Martedì sera il presidente russo Vladimir Putin e il presidente turco Recep Tayyip Erdoğan si sono incontrati a Sochi, in Russia, per siglare il patto di ferro sulla situazione nel nordest della Siria, dove dal 9 ottobre era iniziata l’operazione militare turca Fonte di pace. L’incontro è coinciso con la fine della tregua concordata il 17 ottobre tra Stati Uniti e Turchia, che prevedeva la sospensione degli attacchi turchi per cinque giorni e allo stesso tempo il ritiro dei curdi siriani da un’ampia zona di confine tra Siria e Turchia.
Al termine della riunione di martedì, Putin ed Erdoğan hanno prolungato di 150 ore la tregua, dando altro tempo ai curdi per lasciare i territori lungo il confine con la Turchia, in una zona larga circa 30 chilometri: è il cosiddetto ‘corridoio di sicurezza’ che Erdoğan aveva detto di volere creare come obiettivo.
La Russia ha inoltre riconosciuto il controllo turco nella zona compresa tra Tal Abyad e Ras al Ain, dove si erano concentrati finora gli sforzi militari della Turchia nel nordest della Siria. In tutto il confine al di fuori di quest’area russi e turchi compiranno delle operazioni di pattugliamento congiunte, ad eccezione della città di Qamishli.

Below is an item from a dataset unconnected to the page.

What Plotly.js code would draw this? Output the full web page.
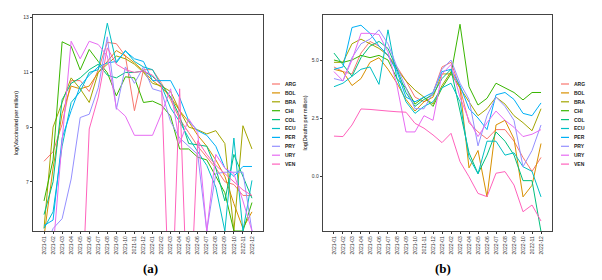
<!DOCTYPE html>
<html><head><meta charset="utf-8">
<script src="https://cdn.plot.ly/plotly-3.0.1.min.js"></script>
<style>html,body{margin:0;padding:0;background:#fff}#chart{width:602px;height:280px}</style>
</head><body><div id="chart"></div>
<script>
const months = ["2021-01","2021-02","2021-03","2021-04","2021-05","2021-06","2021-07","2021-08","2021-09","2021-10","2021-11","2021-12",
                "2022-01","2022-02","2022-03","2022-04","2022-05","2022-06","2022-07","2022-08","2022-09","2022-10","2022-11","2022-12"];
const countries = ["ARG","BOL","BRA","CHI","COL","ECU","PER","PRY","URY","VEN"];
const colors = ["#F8766D","#D89000","#A3A500","#39B600","#00BF7D","#00BFC4","#00B0F6","#9590FF","#E76BF3","#FF62BC"];

// (a) log(Vaccinated per million)
const vaxARG = [7.75,8.1,9.1,10.7,10.7,10.3,11.1,12.1,12.05,11.6,9.6,11.1,11.1,10.6,10.0,9.3,8.8,8.3,7.9,7.5,7.0,6.9,6.5,6.5];
const vaxBOL = [5.0,7.5,9.5,10.5,10.4,10.5,11.0,11.4,11.8,11.6,11.35,11.05,10.7,10.45,10.1,9.6,9.2,8.7,8.3,7.8,7.2,6.2,5.3,5.9];
const vaxBRA = [5.3,9.0,9.9,10.8,10.4,9.9,11.0,11.3,11.6,11.5,11.3,11.0,10.6,10.5,10.3,9.6,9.0,8.9,8.75,8.87,8.4,5.2,9.05,8.2];
const vaxCHI = [6.3,7.8,12.12,11.96,11.09,11.84,11.4,10.99,10.14,10.84,10.8,9.9,9.95,9.8,9.4,8.2,8.2,7.9,7.8,7.2,6.6,5.2,5.2,6.24];
const vaxCOL = [5.8,7.0,10.0,10.6,10.8,11.1,11.3,10.9,10.8,11.0,11.0,11.05,10.85,10.55,10.1,9.4,8.4,8.35,8.3,7.5,6.3,8.0,7.2,6.4];
const vaxECU = [5.3,5.9,8.3,9.9,10.3,11.0,11.1,12.8,11.35,11.8,11.4,11.2,11.1,10.5,9.7,9.2,8.6,8.1,7.6,6.8,5.2,8.6,5.2,7.05];
const vaxPER = [5.4,5.6,8.6,9.6,10.5,10.9,11.2,11.35,11.4,11.78,11.5,11.4,10.7,10.7,10.7,10.08,9.23,8.87,8.7,8.3,7.5,7.2,7.56,7.56];
const vaxPRY = [4.5,5.29,5.65,7.1,9.35,9.47,10.44,12.3,9.65,11.2,10.6,11.2,10.4,10.3,9.2,8.6,8.3,8.0,5.2,7.3,7.35,7.35,7.35,5.2];
const vaxURY = [4.5,4.5,8.5,12.14,11.5,12.14,12.02,11.6,9.7,9.4,8.7,8.7,8.7,9.5,10.4,8.4,9.3,8.8,5.2,8.0,7.5,7.3,6.3,5.2];
const vaxVEN = [1,1,1,1,1,8.93,10.1,11.9,11.3,11.1,11.0,11.05,10.9,10.5,1,10.4,1,8.5,8.0,7.6,7.3,7.0,6.7,6.5];

// (b) log(Deaths per million)
const dthARG = [4.7,4.5,4.4,5.3,5.8,5.6,5.2,4.7,4.1,3.4,3.2,3.6,4.7,4.9,3.8,2.3,1.9,1.6,2.0,2.0,1.5,0.8,0.2,0.8];
const dthBOL = [4.6,4.5,3.9,4.2,4.9,5.1,4.6,4.0,3.3,2.8,3.2,3.4,4.4,4.4,3.8,0.35,1.1,-0.9,2.2,2.4,1.6,-0.9,-0.4,1.4];
const dthBRA = [4.9,4.9,5.7,5.9,5.7,5.5,5.2,4.6,4.1,3.7,3.4,3.1,3.9,4.5,3.8,3.2,2.6,2.9,3.4,3.1,2.6,2.3,1.95,2.9];
const dthCHI = [5.0,4.9,5.0,5.2,5.1,5.2,5.0,4.2,3.8,3.1,3.4,3.0,3.8,4.4,6.54,3.85,3.06,3.35,4.0,3.8,3.6,3.28,3.6,3.6];
const dthCOL = [5.3,4.8,4.3,5.1,5.6,5.8,5.5,4.6,3.6,3.0,3.3,3.5,4.2,4.6,2.8,1.0,0.1,0.9,1.9,1.5,0.9,-0.2,-0.2,-2.4];
const dthECU = [3.85,4.0,4.3,4.6,4.7,3.95,6.3,4.2,3.2,2.7,3.0,3.2,3.8,4.0,3.2,0.8,0.1,1.5,1.5,0.9,1.0,0.4,0.2,-0.9];
const dthPER = [4.6,4.7,6.4,6.5,6.15,5.6,5.2,4.5,3.4,3.2,3.4,3.6,4.5,4.6,3.9,2.9,2.5,2.0,3.5,3.6,3.3,2.7,2.6,3.15];
const dthPRY = [4.2,4.1,5.1,5.7,5.9,6.3,5.7,4.7,3.8,2.9,2.9,3.6,4.6,5.0,4.0,3.3,1.3,2.6,3.4,3.0,2.4,0.4,1.1,2.2];
const dthURY = [4.5,4.1,5.0,6.15,6.15,6.1,5.35,3.9,1.9,1.9,2.6,2.4,4.4,4.8,3.4,2.4,1.7,2.3,2.8,2.4,2.1,1.7,1.8,2.0];
const dthVEN = [1.72,1.70,2.2,2.89,2.87,2.85,2.8,2.77,2.75,2.27,2.06,1.77,1.44,1.84,0.62,-0.03,-0.75,-0.89,0.12,0.19,-0.39,-1.54,-1.25,-1.94];

const vax = [vaxARG,vaxBOL,vaxBRA,vaxCHI,vaxCOL,vaxECU,vaxPER,vaxPRY,vaxURY,vaxVEN];
const dth = [dthARG,dthBOL,dthBRA,dthCHI,dthCOL,dthECU,dthPER,dthPRY,dthURY,dthVEN];

const traces = [];
countries.forEach((c,k)=>{
  traces.push({x:months,y:vax[k],type:'scatter',mode:'lines',name:c,xaxis:'x',yaxis:'y',
    line:{color:colors[k],width:1},showlegend:false,hoverinfo:'skip'});
});
countries.forEach((c,k)=>{
  traces.push({x:months,y:dth[k],type:'scatter',mode:'lines',name:c,xaxis:'x2',yaxis:'y2',
    line:{color:colors[k],width:1},showlegend:false,hoverinfo:'skip'});
});

const W=602,H=280;
const tickFont={family:'Liberation Sans, Arial, sans-serif',size:5,color:'#333'};
function xax(dom,anchor){return {domain:dom,anchor:anchor,type:'category',categoryarray:months,range:[-1.22,24.22],
  tickangle:-90,tickfont:tickFont,ticks:'outside',ticklen:2,tickcolor:'#333',showgrid:false,zeroline:false,
  showline:true,mirror:true,linecolor:'#444',linewidth:1.2,fixedrange:true};}
function yax(dom,anchor,rng,tv,fmt,title){return {domain:dom,anchor:anchor,range:rng,tickvals:tv,tickformat:fmt,
  tickfont:tickFont,ticks:'outside',ticklen:2,tickcolor:'#333',showgrid:false,zeroline:false,
  showline:true,mirror:true,linecolor:'#444',linewidth:1.2,
  title:{text:title,font:{family:'Liberation Sans, Arial, sans-serif',size:5.5,color:'#000'},standoff:4}};}

const ydom=[1-231/H,1-15/H];
const layout={width:W,height:H,margin:{l:0,r:0,t:0,b:0},paper_bgcolor:'#fff',plot_bgcolor:'#fff',showlegend:false,
  xaxis:xax([33/W,263/W],'y'),
  yaxis:yax(ydom,'x',[5.2,13.1],[7,9,11,13],'d','log(Vaccinated per million)'),
  xaxis2:xax([323/W,552/W],'y2'),
  yaxis2:yax(ydom,'x2',[-2.37,6.94],[0,2.5,5],'.1f','log(Deaths per million)'),
  annotations:[],shapes:[]};

function addLegend(x0,y0){
  countries.forEach((c,k)=>{
    const yy=1-(y0+k*8.9)/H;
    layout.shapes.push({type:'line',xref:'paper',yref:'paper',x0:x0/W,x1:(x0+8)/W,y0:yy,y1:yy,line:{color:colors[k],width:1.2}});
    layout.annotations.push({xref:'paper',yref:'paper',x:(x0+11)/W,y:yy,text:'<b>'+c+'</b>',showarrow:false,
      xanchor:'left',yanchor:'middle',font:{family:'Liberation Sans, Arial, sans-serif',size:5,color:'#222'}});
  });
}
addLegend(272,84);
addLegend(561,84);
layout.annotations.push({xref:'paper',yref:'paper',x:150/W,y:1-268/H,text:'<b>(a)</b>',showarrow:false,xanchor:'center',yanchor:'middle',
  font:{family:'Liberation Serif, DejaVu Serif, serif',size:13,color:'#000'}});
layout.annotations.push({xref:'paper',yref:'paper',x:443/W,y:1-268/H,text:'<b>(b)</b>',showarrow:false,xanchor:'center',yanchor:'middle',
  font:{family:'Liberation Serif, DejaVu Serif, serif',size:13,color:'#000'}});

Plotly.newPlot('chart',traces,layout,{staticPlot:true,displayModeBar:false});
</script></body></html>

Di fatto questo accordo che i protagonisti non stentano a definire ‘storico’ non è altro che la dimostrazione che i curdi dopo essere stati scaricati da Trump sono stati traditi da Putin.
L’impressione di diversi osservatori è che l’accordo tra Putin ed Erdoğan è stato soprattutto una vittoria russa. L’accordo è positivo anche per la Turchia, che è riuscita a raggiungere lo scopo principale della sua operazione: liberare le aree di confine dai curdi senza il rischio di scontrarsi con paesi amici come la Russia. Quanto ai curdi siriani, saranno riassorbiti nella Siria di Assad. E del modello democratico di Rojava non rimarrà più nulla.